Inutile de rappeler les continuelles arrestations par la police dont sont victimes les chrétiens, et que certains d’entre eux sont aussi sauvagement battus lors des arrestations.

En paraphrasant le professeur Ernesto Galli della Loggia, nous devrions nous demander: « comment se fait-il que notre culture ait peu de conscience et de mémoire de ces phénomènes? Devons-nous atteindre les niveaux de persécution anti-chrétienne comme celle pratiquée par les Boxers [où près de 30 000 Chinois chrétiens furent assassinés, ainsi que plus de 300 missionnaires, dont l’évêque français Laurent Guillon, vicaire apostolique de Mandchourie-Méridionale, dont la tête est promenée au bout d’une pique, ndt] au début du XXe siècle pour nous réveiller? Faut-il revenir aux niveaux de cruauté exprimés par l’infâme Mao Tse-Tung et sa persécution des chrétiens pour faire quelque chose.

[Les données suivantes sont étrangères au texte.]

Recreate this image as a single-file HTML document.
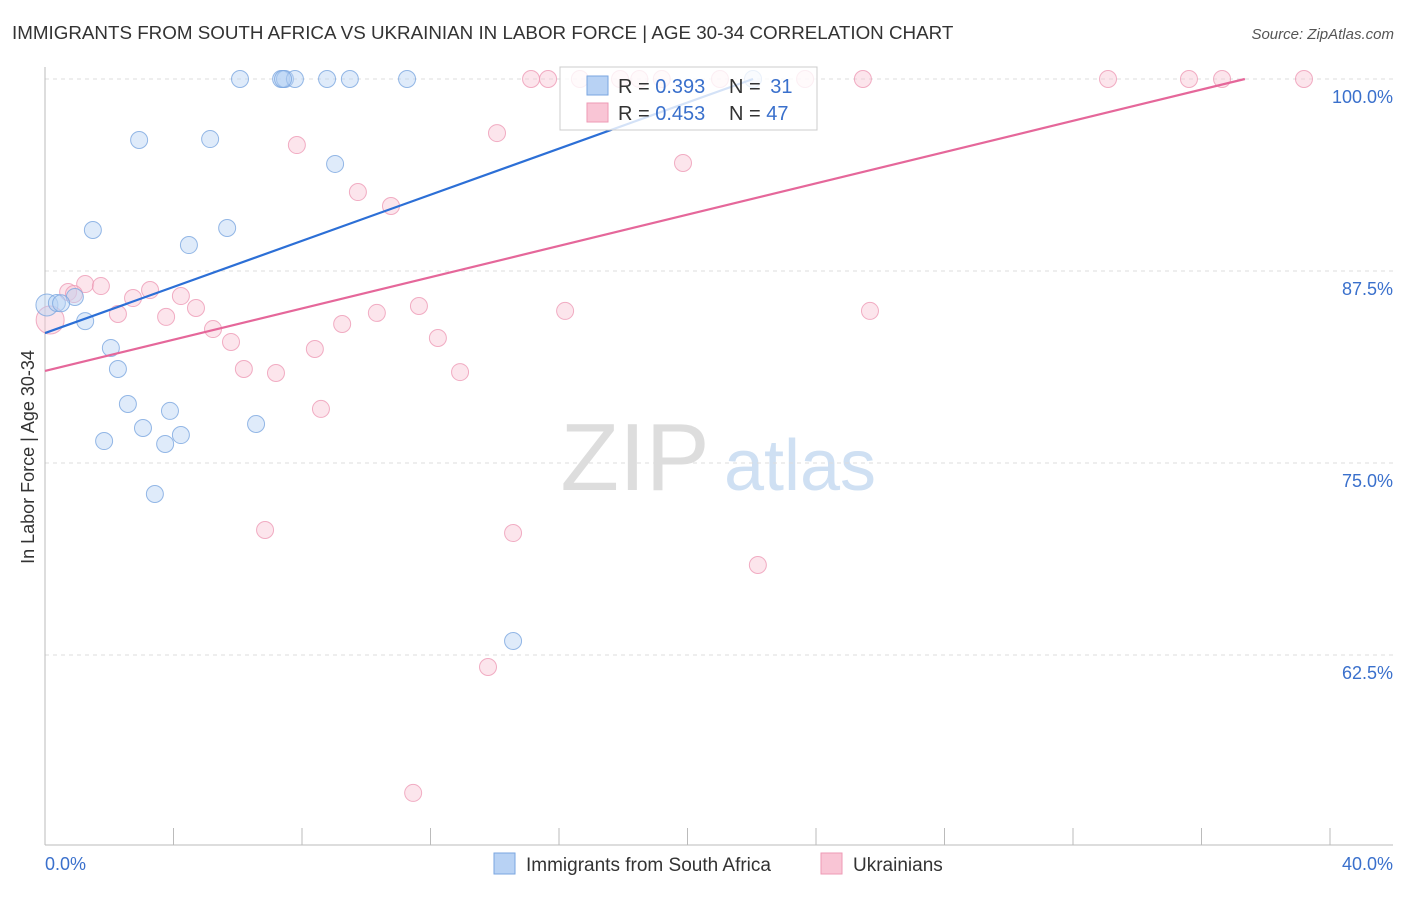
<!DOCTYPE html>
<html><head><meta charset="utf-8"><style>
body{margin:0;background:#fff;font-family:"Liberation Sans",sans-serif;}
svg text{font-family:"Liberation Sans",sans-serif;}
</style></head><body>
<svg id="chart" width="1406" height="892" xmlns="http://www.w3.org/2000/svg">
<text x="12" y="39" font-size="18.8" fill="#333">IMMIGRANTS FROM SOUTH AFRICA VS UKRAINIAN IN LABOR FORCE | AGE 30-34 CORRELATION CHART</text>
<text x="1394" y="39" font-size="15" fill="#555" font-style="italic" text-anchor="end">Source: ZipAtlas.com</text>
<text x="34" y="457" font-size="18" fill="#333" text-anchor="middle" transform="rotate(-90 34 457)">In Labor Force | Age 30-34</text>
<g><text x="635" y="490" font-size="96" fill="#ddd" font-family="Liberation Serif" text-anchor="middle">ZIP</text><text x="800" y="490" font-size="72" fill="#cfe0f3" text-anchor="middle">atlas</text></g>
<g id="grid"></g><g id="axes"></g><g id="pts"></g><g id="lines"></g>
<g>
<rect x="560" y="67" width="257" height="63" fill="#fff" fill-opacity="0.8" stroke="#ccc"/>
<rect x="587" y="76" width="21" height="19" fill="#b8d2f4" stroke="#7aa6e0"/>
<rect x="587" y="103" width="21" height="19" fill="#f9c5d5" stroke="#ee9ab5"/>
<text x="618" y="93" font-size="20" fill="#333">R = <tspan fill="#3a70cc">0.393</tspan></text>
<text x="729" y="93" font-size="20" fill="#333">N = <tspan fill="#3a70cc" dx="4">31</tspan></text>
<text x="618" y="120" font-size="20" fill="#333">R = <tspan fill="#3a70cc">0.453</tspan></text>
<text x="729" y="120" font-size="20" fill="#333">N = <tspan fill="#3a70cc">47</tspan></text>
</g>
<g>
<rect x="494" y="853" width="21" height="21" fill="#b8d2f4" stroke="#7aa6e0"/>
<text x="526" y="871" font-size="19" fill="#333">Immigrants from South Africa</text>
<rect x="821" y="853" width="21" height="21" fill="#f9c5d5" stroke="#ee9ab5"/>
<text x="853" y="871" font-size="19" fill="#333">Ukrainians</text>
</g>
</svg>
<script>
const blueX=[6.07,7.35,7.47,7.78,8.78,9.49,11.27,22.04,7.41,2.93,5.14,9.03,1.49,5.67,4.48,0.06,0.37,0.93,1.25,2.05,2.27,2.58,3.05,3.89,1.84,3.74,4.23,6.57,3.42,14.57,0.5];
const blueY=[100,100,100,100,100,100,100,100,100,96.03,96.09,94.47,90.17,90.30,89.19,85.29,85.42,85.81,84.24,82.49,81.12,78.84,77.28,78.39,76.43,76.24,76.82,77.54,72.98,63.41,85.4];
const pinkX=[15.13,15.66,16.65,17.90,21.01,23.66,25.46,33.09,35.61,36.64,39.19,14.07,7.84,19.86,9.74,10.77,1.25,1.74,3.27,0.72,2.74,4.23,4.70,2.27,3.77,5.23,5.79,0.16,9.25,10.33,11.64,16.19,25.68,12.23,8.40,6.19,7.19,12.92,8.59,6.85,14.57,22.19,13.79,11.46,18.5,19.2,0.9];
const pinkY=[100,100,100,100,100,100,100,100,100,100,100,96.48,95.70,94.53,92.64,91.73,86.65,86.52,86.26,86.13,85.74,85.87,85.09,84.70,84.51,83.72,82.88,84.31,84.05,84.77,85.22,84.90,84.90,83.14,82.42,81.12,80.86,80.92,78.52,70.64,70.44,68.36,61.72,53.52,100,100,86.0];
const blueLine=[[0,83.46],[22.04,100]];
const pinkLine=[[0,80.99],[37.35,100]];
const yTicks=[100,87.5,75,62.5];
const yTickLabels=["100.0%","87.5%","75.0%","62.5%"];
const xTickVals=[0,4,8,12,16,20,24,28,32,36,40];
const xs=v=>45+v*32.125, ys=v=>79+(100-v)*15.36;
const NS="http://www.w3.org/2000/svg";
function mk(p,t,a){const e=document.createElementNS(NS,t);for(const k in a)e.setAttribute(k,a[k]);document.getElementById(p).appendChild(e);return e;}
yTicks.forEach((v,i)=>{
 const l=mk('grid','line',{x1:45,x2:1393,y1:ys(v),y2:ys(v),stroke:'#ddd','stroke-dasharray':'4 4'});
 
 
 const t=mk('grid','text',{x:1393,y:ys(v)+24,'font-size':18,fill:'#3a70cc','text-anchor':'end'});
 t.textContent=yTickLabels[i];
 
 
});
let ax=mk('axes','line',{x1:45,x2:45,y1:67,y2:845,stroke:'#bbb'});


ax=mk('axes','line',{x1:45,x2:1393,y1:845,y2:845,stroke:'#bbb'});


xTickVals.forEach(v=>{const t=mk('axes','line',{x1:xs(v),x2:xs(v),y1:828,y2:845,stroke:'#bbb'});
 
 });
let t0=mk('axes','text',{x:45,y:870,'font-size':18,fill:'#3a70cc'});t0.textContent='0.0%';


t0=mk('axes','text',{x:1393,y:870,'font-size':18,fill:'#3a70cc','text-anchor':'end'});t0.textContent='40.0%';


pinkX.forEach((x,i)=>{const r=(i==27)?14:8.5;const c=mk('pts','circle',{cx:xs(x),cy:ys(pinkY[i]),r:r,fill:'#f9c5d5','fill-opacity':0.45,stroke:'#ee9ab5','stroke-opacity':0.8});
 
 });
blueX.forEach((x,i)=>{const r=(i==15)?11:8.5;const c=mk('pts','circle',{cx:xs(x),cy:ys(blueY[i]),r:r,fill:'#b8d2f4','fill-opacity':0.45,stroke:'#7aa6e0','stroke-opacity':0.8});
 
 });
let L=mk('lines','line',{x1:xs(blueLine[0][0]),y1:ys(blueLine[0][1]),x2:xs(blueLine[1][0]),y2:ys(blueLine[1][1]),stroke:'#2c6fd6','stroke-width':2.2});


L=mk('lines','line',{x1:xs(pinkLine[0][0]),y1:ys(pinkLine[0][1]),x2:xs(pinkLine[1][0]),y2:ys(pinkLine[1][1]),stroke:'#e5679a','stroke-width':2.2});


</script>
</body></html>
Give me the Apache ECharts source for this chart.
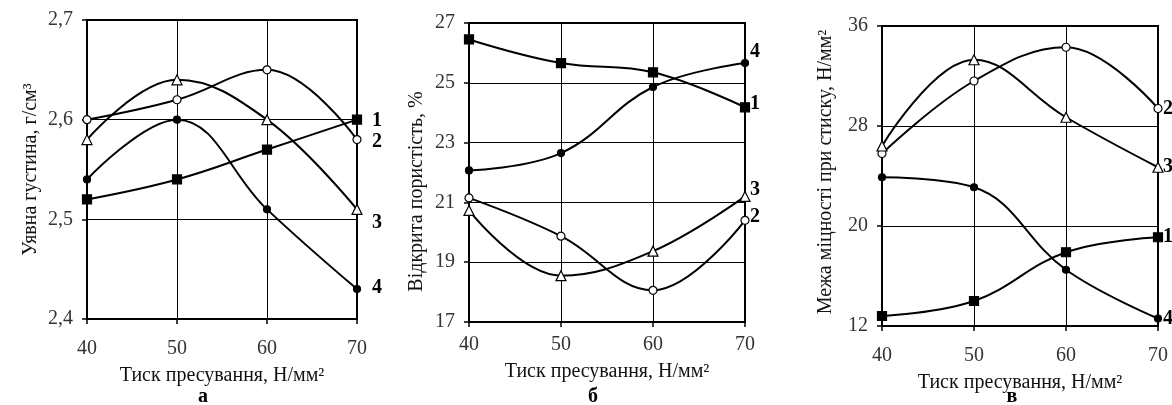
<!DOCTYPE html>
<html>
<head>
<meta charset="utf-8">
<script src="https://cdn.jsdelivr.net/npm/echarts@6/dist/echarts.min.js"></script>
<style>
html,body{margin:0;padding:0;background:#fff;}
#chart{width:1172px;height:405px;}
</style>
</head>
<body>
<div id="chart"></div>
<script>
// X values (pressing pressure, N/mm2)
const pressure = [40, 50, 60, 70];

// Chart а: apparent density, g/cm3
const densityS1 = [2.52, 2.54, 2.57, 2.60];
const densityS2 = [2.60, 2.62, 2.65, 2.58];
const densityS3 = [2.58, 2.64, 2.60, 2.51];
const densityS4 = [2.54, 2.60, 2.51, 2.43];

// Chart б: open porosity, %
const porosityS1 = [26.45, 25.66, 25.35, 24.18];
const porosityS2 = [21.15, 19.87, 18.06, 20.40];
const porosityS3 = [20.73, 18.55, 19.37, 21.20];
const porosityS4 = [22.07, 22.65, 24.86, 25.66];

// Chart в: compressive strength, N/mm2
const strengthS1 = [12.8, 14.0, 17.9, 19.1];
const strengthS2 = [25.8, 31.6, 34.3, 29.4];
const strengthS3 = [26.4, 33.3, 28.7, 24.7];
const strengthS4 = [23.9, 23.1, 16.5, 12.6];

const seriesNames = ['1', '2', '3', '4'];

const xName = 'Тиск пресування, Н/мм²';
const yNames = ['Уявна густина, г/см³', 'Відкрита пористість, %', 'Межа міцності при стиску, Н/мм²'];
const panelLetters = ['а', 'б', 'в'];

const FONT = '"Liberation Serif", "Times New Roman", serif';

const grids = [
  {left: 87, top: 20, width: 270, height: 299},
  {left: 469, top: 23, width: 276, height: 299},
  {left: 882, top: 26, width: 276, height: 300}
];
const yRanges = [
  {min: 2.4, max: 2.7, interval: 0.1},
  {min: 17, max: 27, interval: 2},
  {min: 12, max: 36, interval: 8}
];
const panelData = [
  [densityS1, densityS2, densityS3, densityS4],
  [porosityS1, porosityS2, porosityS3, porosityS4],
  [strengthS1, strengthS2, strengthS3, strengthS4]
];
// end label offsets per panel per series
const labelOffsets = [
  [[7, 1], [7, 2], [7, 13], [7, -1]],
  [[-3, -3], [-3, -4], [-3, -7], [-3, -11]],
  [[-3, 0], [-3, 0], [-3, 0], [-3, 0]]
];
const yNameGaps = [46, 42, 46];
const yNamePadding = [[0, 0, 0, 0], [0, 38, 0, 0], [0, 0, 0, 8]];
const xLabelMargins = [20, 13, 20];
const xNameGaps = [47, 40, 47];
const symbols = [
  {symbol: 'rect', size: 9, fill: '#000'},
  {symbol: 'circle', size: 8, fill: '#fff'},
  {symbol: 'triangle', size: 10, fill: '#fff'},
  {symbol: 'circle', size: 7, fill: '#000'}
];

const xAxes = [], yAxes = [], series = [], graphics = [];
const letterX = [203, 593, 1012];

grids.forEach((g, i) => {
  xAxes.push({
    type: 'value', gridIndex: i, min: 40, max: 70, interval: 10,
    name: xName, nameLocation: 'middle', nameGap: xNameGaps[i],
    nameTextStyle: {fontFamily: FONT, fontSize: 20, color: '#111'},
    axisLine: {show: true, lineStyle: {color: '#000', width: 2}},
    axisTick: {show: true, inside: false, length: 5, lineStyle: {color: '#000', width: 1.5}},
    axisLabel: {fontFamily: FONT, fontSize: 20, color: '#333', margin: xLabelMargins[i]},
    splitLine: {show: true, lineStyle: {color: '#000', width: 1}}
  });
  yAxes.push({
    type: 'value', gridIndex: i, min: yRanges[i].min, max: yRanges[i].max, interval: yRanges[i].interval,
    name: yNames[i], nameLocation: 'middle', nameGap: yNameGaps[i],
    nameTextStyle: {fontFamily: FONT, fontSize: 20, color: '#111', padding: yNamePadding[i]},
    axisLine: {show: true, lineStyle: {color: '#000', width: 2}},
    axisTick: {show: true, inside: false, length: 5, lineStyle: {color: '#000', width: 1.5}},
    axisLabel: {fontFamily: FONT, fontSize: 20, color: '#333', margin: 14,
      formatter: v => (i === 0 ? v.toFixed(1) : String(v)).replace('.', ',')},
    splitLine: {show: true, lineStyle: {color: '#000', width: 1}}
  });
  panelData[i].forEach((vals, s) => {
    const sym = symbols[s];
    series.push({
      type: 'line', xAxisIndex: i, yAxisIndex: i,
      name: seriesNames[s],
      data: pressure.map((x, k) => [x, vals[k]]),
      smooth: 0.4,
      symbol: sym.symbol, symbolSize: sym.size, showAllSymbol: true,
      itemStyle: {color: sym.fill, borderColor: '#000', borderWidth: 1.2},
      lineStyle: {color: '#000', width: 2},
      clip: false,
      z: 3 + s,
      endLabel: {
        show: true, formatter: seriesNames[s], offset: labelOffsets[i][s],
        fontFamily: FONT, fontSize: 20, fontWeight: 'bold', color: '#000'
      },
      animation: false
    });
  });
  graphics.push({
    type: 'text', x: letterX[i], y: 397,
    style: {text: panelLetters[i], fontFamily: FONT, fontSize: 20, fontWeight: 'bold', fill: '#000', align: 'center', verticalAlign: 'middle'}
  });
});

const chart = echarts.init(document.getElementById('chart'), null, {renderer: 'canvas'});
chart.setOption({
  backgroundColor: '#fff',
  animation: false,
  grid: grids.map(g => Object.assign({show: true, borderColor: '#000', borderWidth: 2, backgroundColor: 'transparent', containLabel: false}, g)),
  xAxis: xAxes,
  yAxis: yAxes,
  series: series,
  graphic: graphics
});
</script>
</body>
</html>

Un nombre incalculable de chrétiens chinois risquent chaque jour leur liberté ou leur vie même pour leur fidélité au Christ et à la vraie Église. Comme nous le savons bien, de la discrimination idéologique, on passe très vite à la discrimination légale pour arriver progressivement à la discrimination physique, y compris à travers les laogai, les camps de travail forcé chinois, les nouveaux camps de concentration de 2020, que nous pourrons vraiment connaître quand quelqu’un décrira leurs caractéristiques, comme l’a fait Soljenitsyne pour les goulags soviétiques, ou quand sera surmontée en Italie la censure progressiste de l’historiographie et de l’édition, qui a sévèrement limité la possibilité de faire connaître les histoires de persécution et de martyrs parmi les fidèles chrétiens chinois, arrivant à la « démythification » de Mao, responsable de crimes égaux, voire supérieurs, à ceux de Staline et d’Hitler (jusqu’à 80 millions de morts dans le soi-disant « Grand Bond en avant » de 1958 à 1961).

Last but not the least, un autre problème qui émerge, est celui des fuites de divers territoires pour des raisons religieuses. Garantir le droit des minorités religieuses à habiter leur propre patrie pourrait permettre d’endiguer les migrations forcées, tout en réduisant la tension sociale qui frappe les pays qui accueillent des migrants sur leur territoire, comme l’Italie. Les chrétiens chinois persécutés expriment le désir de rester dans leur patrie et demandent de l’aide pour ne pas être contraints d’émigrer. Aisons-les! Ne nous cachons pas la tête sous le sable!